Burt is haunted by the day when he discovered his wife and father making love; he begins displaying signs of mental instability with their sudden, unwelcomed presence in his life. When he becomes violent, Milly sends him to a mental hospital. Burt's condition improves with treatment (depicted sketchily as a montage of intravenous drugs and electroconvulsive therapy), and he severs connections with his past. Milly happily discovers he still loves her and they look forward to a brighter future.

==Cast==
- Joan Crawford as Millicent Wetherby
- Cliff Robertson as Burt Hanson
- Vera Miles as Virginia Hanson
- Lorne Greene as Mr. Hanson
- Ruth Donnelly as Liz Eckhart
- Sheppard Strudwick as Dr. Malcolm Couzzens
- Selmer Jackson as Mr. Wetherby
- Maxine Cooper as Nurse Evans
- Marjorie Bennett as Waitress
- Frank Gerstle as Mr. Ramsey
- Leonard Mudie as Colonel Hillyer
- Maurice Manson as Mr. Masterson
- Bob Hopkins as Desk Clerk

==Production==
The film's original working title was The Way We Are. Robert Aldrich originally developed it for his own company, the Associates and Aldrich and it was announced in July 1954, based on an original script by Jack Jevne.

Aldrich got Joan Crawford attached and they sold it to William Goetz who had a deal with Columbia. Filming began on August 31, 1955. It was the second film for Cliff Robertson who had been signed to a long term contract by Columbia after his debut in Picnic.

==Song==
The title was changed from The Way We Are to capitalize on the success of the then popular tune "Autumn Leaves", performed in the film by Nat King Cole. Crawford's character is fond of the song, but it is not identified by name in the script. Cole's rendition is used over the film's main title sequence and the cast credits at the end.

The song's original title is "Les feuilles mortes" ("The Dead Leaves") with music by Joseph Kosma and lyrics by Jacques Prévert. English lyrics were written by the American songwriter Johnny Mercer (1949). The song was introduced by Yves Montand in the French feature film Les Portes de la Nuit (1946), but was made popular in the United States through a piano version by Roger Williams in 1955.

==Reception==
Although Bosley Crowther panned the film in The New York Times on August 2, 1956, calling it a "dismal tale", Lawrence Quirk in Motion Picture Herald and William Zinsser in the New York Herald Tribune commented favorably upon the film.

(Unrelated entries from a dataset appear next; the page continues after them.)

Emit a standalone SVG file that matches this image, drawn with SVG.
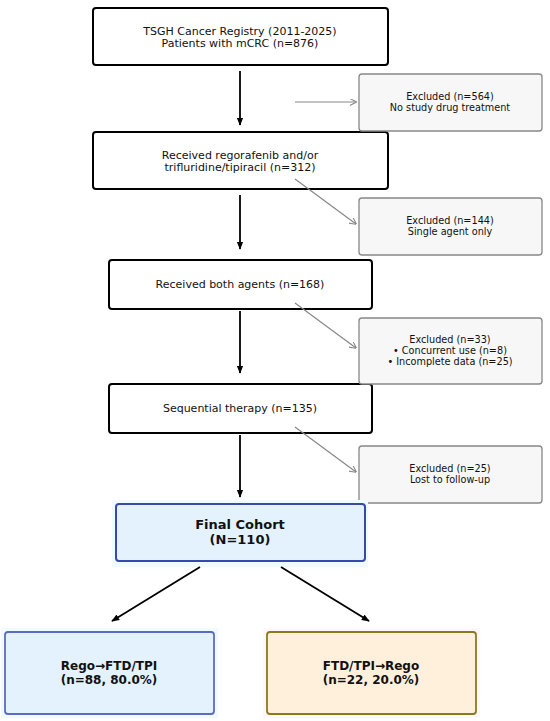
<svg xmlns="http://www.w3.org/2000/svg" width="550" height="721" viewBox="0 0 550 721">
<defs>
<marker id="ab" viewBox="0 0 10 10" refX="9" refY="5" markerWidth="8" markerHeight="8" orient="auto" markerUnits="userSpaceOnUse"><path d="M0,1 L10,5 L0,9 Z" fill="#000"/></marker>
<marker id="ag" viewBox="0 0 10 10" refX="9" refY="5" markerWidth="7" markerHeight="7" orient="auto" markerUnits="userSpaceOnUse"><path d="M0,0 L10,5 L0,10" fill="none" stroke="#888" stroke-width="1.5"/></marker>
<style>
text{font-family:"DejaVu Sans",sans-serif;text-anchor:middle;fill:#111}
.main{fill:#fff;stroke:#000;stroke-width:2}
.exc{fill:#f7f7f7;stroke:#888;stroke-width:1.3}
.t11{font-size:11px}
.t10{font-size:9.7px}
.b{font-weight:bold;font-size:13px}
.bl{font-weight:bold;font-size:12px}
.ka{stroke:#000;stroke-width:1.8;fill:none;marker-end:url(#ab)}
.ga{stroke:#888;stroke-width:1.2;fill:none;marker-end:url(#ag)}
</style>
</defs>
<g id="n1"><rect class="main" x="93" y="8" width="295" height="57" rx="3"/><text class="t11" x="240" y="35">TSGH Cancer Registry (2011-2025)</text><text class="t11" x="240" y="47">Patients with mCRC (n=876)</text></g>
<g id="n2"><rect class="main" x="93" y="132" width="295" height="57" rx="3"/><text class="t11" x="240" y="159">Received regorafenib and/or</text><text class="t11" x="240" y="171">trifluridine/tipiracil (n=312)</text></g>
<g id="n3"><rect class="main" x="109" y="260" width="263" height="49" rx="3"/><text class="t11" x="240" y="288">Received both agents (n=168)</text></g>
<g id="n4"><rect class="main" x="109" y="384" width="263" height="49" rx="3"/><text class="t11" x="240" y="412">Sequential therapy (n=135)</text></g>
<g id="e1"><rect class="exc" x="359" y="74" width="183" height="57" rx="3"/><text class="t10" x="450" y="100">Excluded (n=564)</text><text class="t10" x="450" y="111">No study drug treatment</text></g>
<g id="e2"><rect class="exc" x="359" y="198" width="183" height="57" rx="3"/><text class="t10" x="450" y="224">Excluded (n=144)</text><text class="t10" x="450" y="235">Single agent only</text></g>
<g id="e3"><rect class="exc" x="359" y="318" width="183" height="66" rx="3"/><text class="t10" x="450" y="343">Excluded (n=33)</text><text class="t10" x="450" y="354">• Concurrent use (n=8)</text><text class="t10" x="450" y="365">• Incomplete data (n=25)</text></g>
<g id="e4"><rect class="exc" x="359" y="446" width="183" height="57" rx="3"/><text class="t10" x="450" y="472">Excluded (n=25)</text><text class="t10" x="450" y="483">Lost to follow-up</text></g>
<g id="final"><rect x="112" y="500" width="256" height="67" fill="#f0fbff"/><rect x="116" y="504" width="249" height="57" rx="3" fill="#e3f2fd" stroke="#3949ab" stroke-width="2"/><text class="b" x="240" y="529">Final Cohort</text><text class="b" x="240" y="544">(N=110)</text></g>
<g id="left"><rect x="1" y="628" width="217" height="90" fill="#f0fbff"/><rect x="5" y="632" width="209" height="82" rx="3" fill="#e3f2fd" stroke="#5c6bc0" stroke-width="1.8"/><text class="bl" x="109" y="670">Rego→FTD/TPI</text><text class="bl" x="109" y="684">(n=88, 80.0%)</text></g>
<g id="right"><rect x="263" y="628" width="217" height="90" fill="#fff7fb"/><rect x="267" y="632" width="209" height="82" rx="3" fill="#fff0dc" stroke="#8b7a1a" stroke-width="1.8"/><text class="bl" x="371" y="670">FTD/TPI→Rego</text><text class="bl" x="371" y="684">(n=22, 20.0%)</text></g>
<g id="connectors">
<line class="ka" x1="240" y1="71" x2="240" y2="125"/>
<line class="ka" x1="240" y1="195" x2="240" y2="249"/>
<line class="ka" x1="240" y1="311" x2="240" y2="373"/>
<line class="ka" x1="240" y1="435" x2="240" y2="497"/>
<line class="ga" x1="295" y1="102" x2="356" y2="102"/>
<line class="ga" x1="295" y1="179" x2="356" y2="224"/>
<line class="ga" x1="295" y1="303" x2="356" y2="348"/>
<line class="ga" x1="295" y1="427" x2="356" y2="472"/>
<line class="ka" x1="200" y1="567" x2="112" y2="621"/>
<line class="ka" x1="281" y1="567" x2="369" y2="621"/>
</g>
</svg>
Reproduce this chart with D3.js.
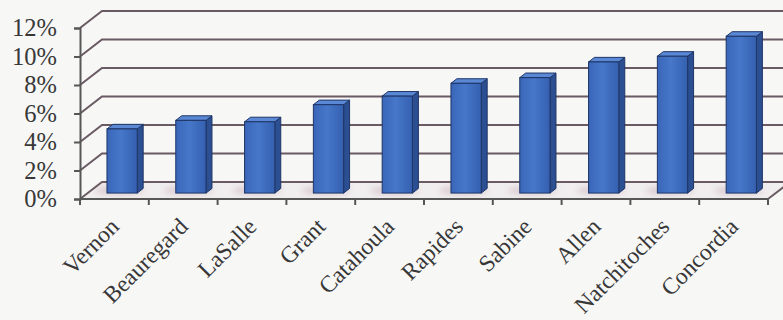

Autumn Leaves was a modest box-office success.

Joan Crawford thought highly of the film, deeming it the "best older woman/younger man movie ever made", and added, "Everything clicked on Autumn Leaves. The cast was perfect, the script was good, and I think Bob [Aldrich] handled everything well. I really think Cliff did a stupendous job; another actor might have been spitting out his lines and chewing the scenery, but he avoided that trap. I think the movie on a whole was a lot better than some of the romantic movies I did in the past...but somehow it just never became better known. It was eclipsed by What Ever Happened to Baby Jane? with Bette Davis."

The film has grown in stature among Aldrich fans since its 1956 premiere and is now regarded as one of the director's best films. Dan Callahan of Slant Magazine (June 16, 2004) wrote, "All of Aldrich's early work is intriguing, but Autumn Leaves is his secret gem. It's been passed over as camp because of its star, Joan Crawford, but Aldrich brings all his hard edges to this woman's picture. The collision of his tough style with the soapy material makes for a film that never loses its queasy tension."

Filmink called it "one of those “I married an abusive husband but it wasn’t his fault he hit me” movies, which probably inspired countless women to stay in toxic relationships, but for all that quite an entertaining film."

Crawford and Aldrich announced plans to make another film together, Storm in the Sun but these plans faltered when Aldrich had a falling out with Columbia. However the two later worked together again on Whatever Happened to Baby Jane?. Aldrich and Robertson later made Too Late the Hero (1970) together.

==Awards==
- Silver Bear for Best Director (Aldrich), Berlin International Film Festival 1956.